● The task: Reproduce nothing but the lines from the start of the material through the line that includes "3.22, 3.30, 3.38, 3.46, 3.54, 3.62, 3.70, 3.78, 3.86, 3.94]", both ends included, and omit every picture.
------------------------------------
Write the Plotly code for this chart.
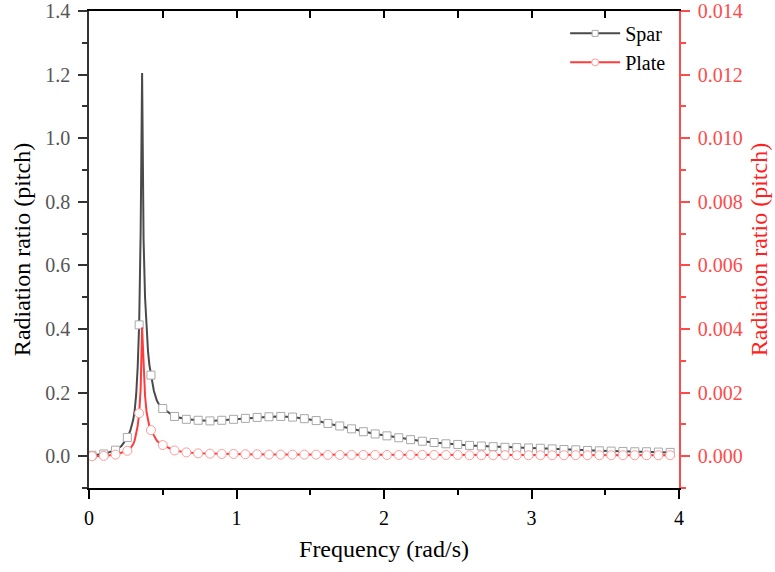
import plotly.graph_objects as go

# Frequencies where symbols are placed (rad/s)
freq_marked = [0.02, 0.10, 0.18, 0.26, 0.34, 0.42, 0.50, 0.58, 0.66, 0.74,
               0.82, 0.90, 0.98, 1.06, 1.14, 1.22, 1.30, 1.38, 1.46, 1.54,
               1.62, 1.70, 1.78, 1.86, 1.94, 2.02, 2.10, 2.18, 2.26, 2.34,
               2.42, 2.50, 2.58, 2.66, 2.74, 2.82, 2.90, 2.98, 3.06, 3.14,
               3.22, 3.30, 3.38, 3.46, 3.54, 3.62, 3.70, 3.78, 3.86, 3.94]

spar_marked = [0.003, 0.007, 0.019, 0.059, 0.413, 0.255, 0.150, 0.125, 0.116, 0.113,
               0.111, 0.113, 0.116, 0.119, 0.122, 0.124, 0.125, 0.123, 0.118, 0.112,
               0.103, 0.095, 0.086, 0.077, 0.070, 0.064, 0.058, 0.052, 0.047, 0.043,
               0.039, 0.037, 0.034, 0.032, 0.030, 0.028, 0.027, 0.026, 0.025, 0.023,
               0.021, 0.020, 0.018, 0.017, 0.016, 0.015, 0.014, 0.014, 0.013, 0.012]

plate_marked = [0.00000, 0.00001, 0.00005, 0.00017, 0.00135, 0.00082, 0.00035, 0.00018, 0.00012, 0.00009,
                0.00008, 0.00007, 0.00007, 0.00006, 0.00006, 0.00005, 0.00005, 0.00005, 0.00005, 0.00005,
                0.00004, 0.00004, 0.00004, 0.00004, 0.00004, 0.00004, 0.00004, 0.00004, 0.00004, 0.00004,
                0.00004, 0.00004, 0.00003, 0.00003, 0.00003, 0.00003, 0.00003, 0.00003, 0.00003, 0.00003,
                0.00003, 0.00003, 0.00003, 0.00003, 0.00003, 0.00003, 0.00003, 0.00003, 0.00003, 0.00003]

# Additional samples resolving the resonance peak (no symbols)
freq_fine = [0.22, 0.28, 0.30, 0.31, 0.32, 0.33, 0.35, 0.36, 0.37, 0.38,
             0.39, 0.40, 0.41, 0.44, 0.46, 0.48]
spar_fine = [0.032, 0.080, 0.115, 0.145, 0.195, 0.280, 0.700, 1.205, 0.680, 0.500,
             0.400, 0.330, 0.285, 0.205, 0.175, 0.158]
plate_fine = [0.00010, 0.00024, 0.00038, 0.00050, 0.00068, 0.00095, 0.00210, 0.00405, 0.00270, 0.00190,
              0.00140, 0.00108, 0.00092, 0.00063, 0.00049, 0.00040]

x_ticks = [0, 1, 2, 3, 4]

SPAR_LINE = "#4a4a4a"
SPAR_SYM = "#a8a8a8"
PLATE_LINE = "#ff3b3b"
PLATE_SYM = "#ff9a9a"
AXIS_RED = "#ff4a4a"
FONT = "Liberation Serif"
TICK_SIZE = 20
TITLE_SIZE = 24
MAJOR_LEN = 9
MINOR_LEN = 5


def merged(xa, ya, xb, yb):
    pts = sorted(zip(list(xa) + list(xb), list(ya) + list(yb)))
    return [p[0] for p in pts], [p[1] for p in pts]


spar_x, spar_y = merged(freq_marked, spar_marked, freq_fine, spar_fine)
plate_x, plate_y = merged(freq_marked, plate_marked, freq_fine, plate_fine)

fig = go.Figure()

# Spar: continuous curve plus hollow square symbols
fig.add_trace(go.Scatter(x=spar_x, y=spar_y, mode="lines",
                         line=dict(color=SPAR_LINE, width=2),
                         showlegend=False, hoverinfo="skip"))
fig.add_trace(go.Scatter(x=freq_marked, y=spar_marked, mode="markers",
                         marker=dict(symbol="square", size=8, color="white",
                                     line=dict(color=SPAR_SYM, width=1)),
                         showlegend=False))

# Plate: on the secondary (right) axis
fig.add_trace(go.Scatter(x=plate_x, y=plate_y, mode="lines", yaxis="y2",
                         line=dict(color=PLATE_LINE, width=2),
                         showlegend=False, hoverinfo="skip"))
fig.add_trace(go.Scatter(x=freq_marked, y=plate_marked, mode="markers", yaxis="y2",
                         marker=dict(symbol="circle", size=9, color="white",
                                     line=dict(color=PLATE_SYM, width=1)),
                         showlegend=False))

# Legend entries
fig.add_trace(go.Scatter(x=[None], y=[None], mode="lines+markers", name="Spar",
                         line=dict(color=SPAR_LINE, width=2),
                         marker=dict(symbol="square", size=6, color="white",
                                     line=dict(color=SPAR_SYM, width=1))))
fig.add_trace(go.Scatter(x=[None], y=[None], mode="lines+markers", name="Plate",
                         line=dict(color=PLATE_LINE, width=2),
                         marker=dict(symbol="circle", size=7, color="white",
                                     line=dict(color=PLATE_SYM, width=1))))

# Top frame edge carrying inward ticks
fig.add_trace(go.Scatter(x=[None], y=[None], xaxis="x2", showlegend=False))

fig.update_layout(
    width=775, height=572,
    margin=dict(l=89, r=96, t=11, b=84),
    paper_bgcolor="white", plot_bgcolor="white",
    font=dict(family=FONT, color="#000000"),
    showlegend=True,
    legend=dict(x=0.807, y=0.994, xanchor="left", yanchor="top",
                bgcolor="rgba(0,0,0,0)", font=dict(size=20, family=FONT, color="#000"),
                itemwidth=50, tracegroupgap=0),
    xaxis=dict(range=[0, 4], tickvals=x_ticks, ticks="outside", ticklen=MAJOR_LEN, tickwidth=1.5,
               tickcolor="#000", showline=True, linecolor="#000", linewidth=1.5,
               showgrid=False, zeroline=False, ticklabelstandoff=2, automargin=False,
               minor=dict(dtick=0.5, ticks="outside", ticklen=MINOR_LEN, tickwidth=1.5, tickcolor="#000"),
               tickfont=dict(size=TICK_SIZE, family=FONT, color="#000"),
               title=dict(text="Frequency (rad/s)", font=dict(size=TITLE_SIZE, family=FONT, color="#000"),
                          standoff=12)),
    xaxis2=dict(range=[0, 4], overlaying="x", side="top", tickvals=x_ticks, ticks="inside",
                ticklen=7, tickwidth=1.5, tickcolor="#000", showline=True, linecolor="#000",
                linewidth=1.5, showticklabels=False, showgrid=False, zeroline=False, automargin=False,
                minor=dict(dtick=0.5, ticks="inside", ticklen=7, tickwidth=1.5, tickcolor="#000")),
    yaxis=dict(range=[-0.1, 1.4], dtick=0.2, tick0=0, tickformat=".1f", ticks="outside",
               ticklen=MAJOR_LEN, tickwidth=1.5, tickcolor="#333", showline=True, linecolor="#333",
               linewidth=1.5, showgrid=False, zeroline=False, ticklabelstandoff=4, automargin=False,
               minor=dict(dtick=0.1, ticks="outside", ticklen=MINOR_LEN, tickwidth=1.5, tickcolor="#333"),
               tickfont=dict(size=TICK_SIZE, family=FONT, color="#555"),
               title=dict(text="Radiation ratio (pitch)", font=dict(size=TITLE_SIZE, family=FONT, color="#000"),
                          standoff=8)),
    yaxis2=dict(range=[-0.001, 0.014], overlaying="y", side="right", dtick=0.002, tick0=0,
                tickformat=".3f", ticks="outside", ticklen=MAJOR_LEN, tickwidth=1.5, tickcolor=AXIS_RED,
                showline=True, linecolor=AXIS_RED, linewidth=1.5, showgrid=False, zeroline=False,
                ticklabelstandoff=4, automargin=False,
                minor=dict(dtick=0.001, ticks="outside", ticklen=MINOR_LEN, tickwidth=1.5, tickcolor=AXIS_RED),
                tickfont=dict(size=TICK_SIZE, family=FONT, color=AXIS_RED),
                title=dict(text="Radiation ratio (pitch)", font=dict(size=TITLE_SIZE, family=FONT, color="#ff2020"),
                           standoff=8)),
)

fig.write_html("out.html")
------------------------------------
● Reply to the exercise:
Write the Plotly code for this chart.
import plotly.graph_objects as go

# Frequencies where symbols are placed (rad/s)
freq_marked = [0.02, 0.10, 0.18, 0.26, 0.34, 0.42, 0.50, 0.58, 0.66, 0.74,
               0.82, 0.90, 0.98, 1.06, 1.14, 1.22, 1.30, 1.38, 1.46, 1.54,
               1.62, 1.70, 1.78, 1.86, 1.94, 2.02, 2.10, 2.18, 2.26, 2.34,
               2.42, 2.50, 2.58, 2.66, 2.74, 2.82, 2.90, 2.98, 3.06, 3.14,
               3.22, 3.30, 3.38, 3.46, 3.54, 3.62, 3.70, 3.78, 3.86, 3.94]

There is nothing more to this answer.